Ainsi, à la fin de novembre 2014, pendant la Conférence centrale du travail sur les affaires étrangères à Beijing, le président Xi Jinping a fait une annonce stupéfiante; dorénavant, la Chine cesserait de traiter les Etats-Unis – et l’Union européenne – comme sa priorité stratégique principale. Elle met son nouvel accent sur le groupe des puissances émergentes, les BRICS, et tout spécialement la Russie; ses voisins asiatiques; et les nations les plus importantes de l’hémisphère Sud, mentionnées comme « grandes puissances en développement» (kuoda fazhanzhong de guojia).
Ce n’est pas tant un pivot chinois en Asie qu’un pivot chinois par rapport à des nations choisies dans l’hémisphère sud. Sur la base d’un «nouveau type de relations internationales centrées sur une coopération gagnant-gagnant» – à l’opposé de l’approche exceptionnaliste de « shock and awe » (cogne et terrorise).
Parmi les conseillers clés de cette politique, le professeur Yan Xuetong, doyen de l’Institut des relations internationales modernes à l’Université de Tsinghua, et très proche de l’intelligentsia du Parti communiste chinois (PCC).
La nouvelle politique étrangère de la Chine et sa configuration stratégique apparaissent évidentes dans la cour assidue que fait la Chine à ses voisins asiatiques, qui sont invités à s’embarquer dans la double stratégie extrêmement ambitieuse de la Chine et dans la plus grande histoire commerciale du jeune XXIe siècle: la ceinture économique de la Route de la soie et la Route de la soie maritime du XXIe siècle, en abrégé Initiatives ceinture et route, comme elle est désignée en Chine, maintenant officiellement lancée avec les premiers 40 milliards de dollars attribués à un fonds pour la Route de la soie.
L’énormité du défi va de pair avec l’ambition de Beijing: une utopie économico-commerciale pan-eurasiatique tissée par un chemin de fer à grande vitesse, des réseaux de fibre optique, des ports et des oléoducs, connectant l’Asie de l’Est, l’Asie centrale, la Russie, le Moyen-Orient et l’Europe.

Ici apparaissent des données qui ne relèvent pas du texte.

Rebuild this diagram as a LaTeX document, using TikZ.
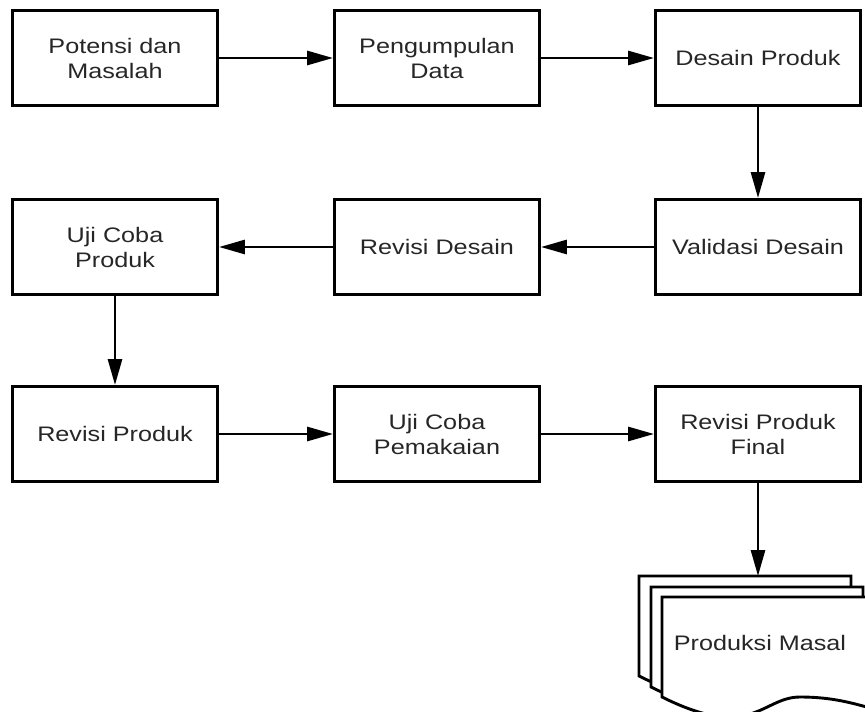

Évidemment, il y aura des quantités de problèmes. Comme la poussée commerciale chinoise qui va se heurter à des intérêts étrangers; l’obligation pour la Chine d’apprendre à gérer différentes sensibilités culturelles; et comment coordonner une sorte de campagne commerciale mondiale capable de provoquer des myriades d’effets politiques et économiques. Les Chinois sont déjà soucieux de trouver la bonne terminologie – de manière à ce que le rêve chinois, en Chine et dans le monde, ne soit pas trahi par la traduction.
Il y a donc de nombreux motifs d’excitation au moment où commence l’année du mouton (ou de la chèvre). Ce qui est certain, c’est que la caravane chinoise, en contraste total avec les chiens de guerre – et d’austérité – pivotant en Occident, a déjà pivoté vers l’intégration pan-eurasienne gagnante-gagnante.